De Paula se remueve en su asiento. Con un gesto que parece arraigado en su inconsciente, yergue la espalda y proyecta el torso hacia delante. Igual que hacen ciertos animales para parecer más altos o más voluminosos.
—¿Y qué cony de órdenes son esas que trae usted? —dice.
Blokium intercambia una mirada con Estrany, que se está llevando a la boca un trozo de morcilla pescado de los restos del caldo. De Paula tiene la sensación enojosa de que los otros dos están representando un guión escrito de antemano.
Blokium abre su valija de piel y saca una carta con el sello real.
—Traigo órdenes de la Corte para liberar al doctor Menelaus Roca —Blokium rasga el sello con un cuchillo y desdobla la carta del interior—. La documentación está lista para que lo saquemos hoy mismo.
Estrany acaba de pescar un pie de cerdo de la olla del cocido, usando dos tenedores, y ahora se lo lleva hasta el plato dejando un rastro de goterones de grasa sobre el mantel.

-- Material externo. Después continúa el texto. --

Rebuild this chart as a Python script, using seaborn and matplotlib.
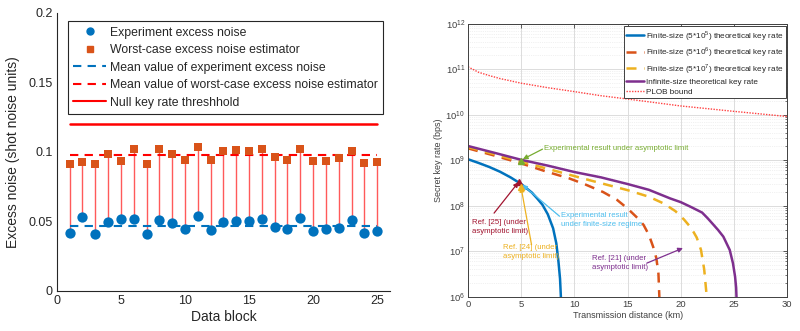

—El Trasgo —dice por fin De Paula, cruzándose de brazos—. Quieren sacar al Trasgo. ¿Y qué hacemos con todos los testigos que lo han visto encerrado mientras estaban asesinando a esos desgraciados?
Estrany se limpia los labios con su servilleta y hace un gesto con la mano que indica que lo esperen un momento, que dirá lo que tenga que decir en cuanto termine de masticar.
—No lo está entendiendo —se le adelanta Blokium—, no vamos a usar al doctor Roca como sospechoso.
—No lo vamos a usar como sospechoso —dice Estrany—. Le vamos a rehabilitar sus privilegios. Lo vamos a poner a andar otra vez.
De Paula no dice nada. Se reclina hacia atrás en su silla. Por encima de él, los murales de las paredes representan las escenas de una batalla celestial. Justo encima de su cabeza, un arcángel está pinchando con una lanza el cuello del demonio que tiene bajo los pies.
—Estoy dispuesto a hacer el ridículo delante de todo el mundo —dice por fin—. Pero tengo dos condiciones.
Estrany asiente con la cabeza, como si ya se esperara lo que acaba de decir el inspector.
—Y yo me imagino que una de las condiciones debe de tener que ver con nuestro amigo el capitán Lombardo, ¿no? —dice.
—La primera condición —dice De Paula, entrelazando las manos detrás de la cabeza, como si estuviera pasando una tarde apacible en los toros— es que a Lombardo lo cambien de destinación. Que lo manden a algún sitio muy lejos de aquí. A África quizás, es lo primero que me viene a la cabeza.
Estrany se quita la servilleta que lleva metida por el cuello de la camisa. Se saca una cigarrera de plata del bolsillo del chaleco y le ofrece un caliqueño a De Paula, que se inclina sobre la mesa para cogerlo. De Paula guiña los ojos con el cigarro en los labios y se dedica a darle vueltas con la mano mientras el otro se lo enciende laboriosamente con el yesquero. Por fin abre los ojos y expulsa una nubecilla de humo que se eleva entre los serafines y los demonios de las paredes. Los otros dos hombres lo están mirando con caras expectantes.
—¿Y la segunda condición? —dice Estrany, guardándose la pitillera.
—La segunda condición —dice De Paula desde el centro de la nube de humo— es que quiero ser yo quien saque al Trasgo de la cárcel. Yo lo metí y yo lo quiero sacar.